==== DATASET EXCERPT ====
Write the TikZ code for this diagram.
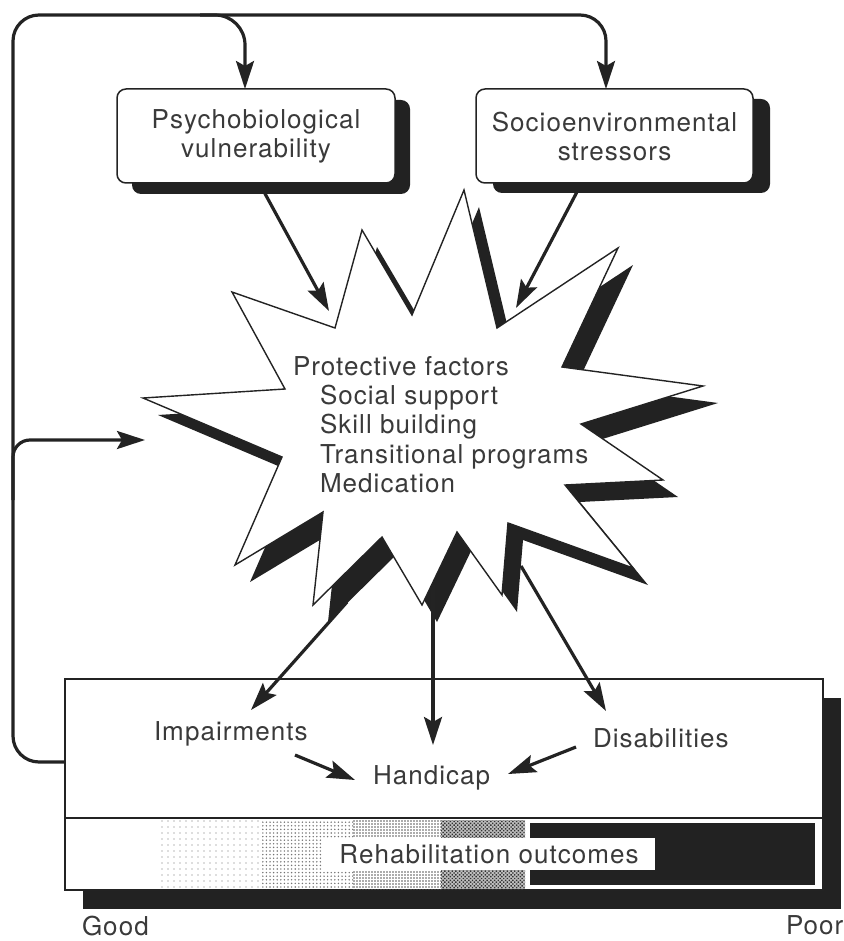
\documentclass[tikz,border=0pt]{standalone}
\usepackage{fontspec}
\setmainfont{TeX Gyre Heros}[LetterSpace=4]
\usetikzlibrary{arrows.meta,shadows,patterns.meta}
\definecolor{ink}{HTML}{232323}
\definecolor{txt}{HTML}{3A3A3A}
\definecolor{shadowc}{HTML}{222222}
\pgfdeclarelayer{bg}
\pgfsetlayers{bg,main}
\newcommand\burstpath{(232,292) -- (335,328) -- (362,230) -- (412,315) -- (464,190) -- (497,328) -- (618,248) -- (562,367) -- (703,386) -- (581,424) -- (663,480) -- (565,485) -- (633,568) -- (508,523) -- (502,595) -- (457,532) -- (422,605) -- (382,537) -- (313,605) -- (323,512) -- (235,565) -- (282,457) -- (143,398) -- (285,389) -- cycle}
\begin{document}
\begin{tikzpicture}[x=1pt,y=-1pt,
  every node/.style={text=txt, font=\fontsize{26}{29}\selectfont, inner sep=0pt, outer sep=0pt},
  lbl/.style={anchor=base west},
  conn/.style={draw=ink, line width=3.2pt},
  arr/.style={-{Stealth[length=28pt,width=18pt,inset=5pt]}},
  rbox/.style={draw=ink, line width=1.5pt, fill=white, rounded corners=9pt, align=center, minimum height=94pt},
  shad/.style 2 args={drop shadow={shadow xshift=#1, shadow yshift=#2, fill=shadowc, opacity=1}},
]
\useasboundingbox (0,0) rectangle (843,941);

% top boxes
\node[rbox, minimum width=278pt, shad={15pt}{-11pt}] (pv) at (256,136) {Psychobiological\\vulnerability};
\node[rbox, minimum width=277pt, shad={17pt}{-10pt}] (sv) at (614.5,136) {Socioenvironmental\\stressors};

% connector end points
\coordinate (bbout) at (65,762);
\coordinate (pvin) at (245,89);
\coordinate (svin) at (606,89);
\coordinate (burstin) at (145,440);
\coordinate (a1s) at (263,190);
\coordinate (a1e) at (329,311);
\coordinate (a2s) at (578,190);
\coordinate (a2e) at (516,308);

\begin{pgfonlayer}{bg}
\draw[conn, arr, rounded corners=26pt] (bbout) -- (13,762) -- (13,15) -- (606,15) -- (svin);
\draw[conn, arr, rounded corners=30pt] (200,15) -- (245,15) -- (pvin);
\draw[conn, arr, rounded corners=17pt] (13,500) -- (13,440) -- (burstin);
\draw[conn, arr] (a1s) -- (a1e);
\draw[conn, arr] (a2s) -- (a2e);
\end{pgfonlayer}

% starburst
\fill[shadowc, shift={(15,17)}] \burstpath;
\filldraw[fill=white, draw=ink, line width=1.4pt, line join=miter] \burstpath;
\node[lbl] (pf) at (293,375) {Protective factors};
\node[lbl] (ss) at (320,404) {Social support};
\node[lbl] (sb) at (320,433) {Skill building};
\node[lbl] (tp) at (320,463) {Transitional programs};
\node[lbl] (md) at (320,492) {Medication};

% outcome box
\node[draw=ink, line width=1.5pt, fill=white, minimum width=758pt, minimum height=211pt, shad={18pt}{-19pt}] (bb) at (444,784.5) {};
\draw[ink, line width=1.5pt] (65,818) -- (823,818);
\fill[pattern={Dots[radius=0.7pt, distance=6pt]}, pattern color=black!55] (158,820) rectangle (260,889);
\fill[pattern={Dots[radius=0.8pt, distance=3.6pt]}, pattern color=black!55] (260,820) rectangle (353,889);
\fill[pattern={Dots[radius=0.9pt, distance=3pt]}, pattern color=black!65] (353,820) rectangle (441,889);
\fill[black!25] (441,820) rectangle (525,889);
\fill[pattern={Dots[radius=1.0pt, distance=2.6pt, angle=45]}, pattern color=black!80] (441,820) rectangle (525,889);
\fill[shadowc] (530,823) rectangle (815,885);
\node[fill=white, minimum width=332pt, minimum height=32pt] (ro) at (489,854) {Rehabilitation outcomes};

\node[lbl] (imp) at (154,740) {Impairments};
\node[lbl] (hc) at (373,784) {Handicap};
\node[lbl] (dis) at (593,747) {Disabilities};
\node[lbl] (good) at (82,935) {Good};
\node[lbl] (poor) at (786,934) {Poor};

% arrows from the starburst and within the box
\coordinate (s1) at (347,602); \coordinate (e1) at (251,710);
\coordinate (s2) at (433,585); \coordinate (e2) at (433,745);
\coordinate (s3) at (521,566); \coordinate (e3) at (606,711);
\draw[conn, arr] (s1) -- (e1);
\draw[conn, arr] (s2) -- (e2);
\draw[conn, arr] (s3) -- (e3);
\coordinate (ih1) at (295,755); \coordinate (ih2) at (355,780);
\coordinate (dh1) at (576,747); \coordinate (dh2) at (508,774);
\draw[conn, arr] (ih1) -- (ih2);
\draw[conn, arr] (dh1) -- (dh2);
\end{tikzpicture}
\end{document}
====
■ **WHAT NEEDS TO BE DONE**:
Leaving the pictures aside, transcribe the entire listing exactly.

■ **EXERCISE RESULT**:
Write the TikZ code for this diagram.
\documentclass[tikz,border=0pt]{standalone}
\usepackage{fontspec}
\setmainfont{TeX Gyre Heros}[LetterSpace=4]
\usetikzlibrary{arrows.meta,shadows,patterns.meta}
\definecolor{ink}{HTML}{232323}
\definecolor{txt}{HTML}{3A3A3A}
\definecolor{shadowc}{HTML}{222222}
\pgfdeclarelayer{bg}
\pgfsetlayers{bg,main}
\newcommand\burstpath{(232,292) -- (335,328) -- (362,230) -- (412,315) -- (464,190) -- (497,328) -- (618,248) -- (562,367) -- (703,386) -- (581,424) -- (663,480) -- (565,485) -- (633,568) -- (508,523) -- (502,595) -- (457,532) -- (422,605) -- (382,537) -- (313,605) -- (323,512) -- (235,565) -- (282,457) -- (143,398) -- (285,389) -- cycle}
\begin{document}
\begin{tikzpicture}[x=1pt,y=-1pt,
  every node/.style={text=txt, font=\fontsize{26}{29}\selectfont, inner sep=0pt, outer sep=0pt},
  lbl/.style={anchor=base west},
  conn/.style={draw=ink, line width=3.2pt},
  arr/.style={-{Stealth[length=28pt,width=18pt,inset=5pt]}},
  rbox/.style={draw=ink, line width=1.5pt, fill=white, rounded corners=9pt, align=center, minimum height=94pt},
  shad/.style 2 args={drop shadow={shadow xshift=#1, shadow yshift=#2, fill=shadowc, opacity=1}},
]
\useasboundingbox (0,0) rectangle (843,941);

% top boxes
\node[rbox, minimum width=278pt, shad={15pt}{-11pt}] (pv) at (256,136) {Psychobiological\\vulnerability};
\node[rbox, minimum width=277pt, shad={17pt}{-10pt}] (sv) at (614.5,136) {Socioenvironmental\\stressors};

% connector end points
\coordinate (bbout) at (65,762);
\coordinate (pvin) at (245,89);
\coordinate (svin) at (606,89);
\coordinate (burstin) at (145,440);
\coordinate (a1s) at (263,190);
\coordinate (a1e) at (329,311);
\coordinate (a2s) at (578,190);
\coordinate (a2e) at (516,308);

\begin{pgfonlayer}{bg}
\draw[conn, arr, rounded corners=26pt] (bbout) -- (13,762) -- (13,15) -- (606,15) -- (svin);
\draw[conn, arr, rounded corners=30pt] (200,15) -- (245,15) -- (pvin);
\draw[conn, arr, rounded corners=17pt] (13,500) -- (13,440) -- (burstin);
\draw[conn, arr] (a1s) -- (a1e);
\draw[conn, arr] (a2s) -- (a2e);
\end{pgfonlayer}

% starburst
\fill[shadowc, shift={(15,17)}] \burstpath;
\filldraw[fill=white, draw=ink, line width=1.4pt, line join=miter] \burstpath;
\node[lbl] (pf) at (293,375) {Protective factors};
\node[lbl] (ss) at (320,404) {Social support};
\node[lbl] (sb) at (320,433) {Skill building};
\node[lbl] (tp) at (320,463) {Transitional programs};
\node[lbl] (md) at (320,492) {Medication};

% outcome box
\node[draw=ink, line width=1.5pt, fill=white, minimum width=758pt, minimum height=211pt, shad={18pt}{-19pt}] (bb) at (444,784.5) {};
\draw[ink, line width=1.5pt] (65,818) -- (823,818);
\fill[pattern={Dots[radius=0.7pt, distance=6pt]}, pattern color=black!55] (158,820) rectangle (260,889);
\fill[pattern={Dots[radius=0.8pt, distance=3.6pt]}, pattern color=black!55] (260,820) rectangle (353,889);
\fill[pattern={Dots[radius=0.9pt, distance=3pt]}, pattern color=black!65] (353,820) rectangle (441,889);
\fill[black!25] (441,820) rectangle (525,889);
\fill[pattern={Dots[radius=1.0pt, distance=2.6pt, angle=45]}, pattern color=black!80] (441,820) rectangle (525,889);
\fill[shadowc] (530,823) rectangle (815,885);
\node[fill=white, minimum width=332pt, minimum height=32pt] (ro) at (489,854) {Rehabilitation outcomes};

\node[lbl] (imp) at (154,740) {Impairments};
\node[lbl] (hc) at (373,784) {Handicap};
\node[lbl] (dis) at (593,747) {Disabilities};
\node[lbl] (good) at (82,935) {Good};
\node[lbl] (poor) at (786,934) {Poor};

% arrows from the starburst and within the box
\coordinate (s1) at (347,602); \coordinate (e1) at (251,710);
\coordinate (s2) at (433,585); \coordinate (e2) at (433,745);
\coordinate (s3) at (521,566); \coordinate (e3) at (606,711);
\draw[conn, arr] (s1) -- (e1);
\draw[conn, arr] (s2) -- (e2);
\draw[conn, arr] (s3) -- (e3);
\coordinate (ih1) at (295,755); \coordinate (ih2) at (355,780);
\coordinate (dh1) at (576,747); \coordinate (dh2) at (508,774);
\draw[conn, arr] (ih1) -- (ih2);
\draw[conn, arr] (dh1) -- (dh2);
\end{tikzpicture}
\end{document}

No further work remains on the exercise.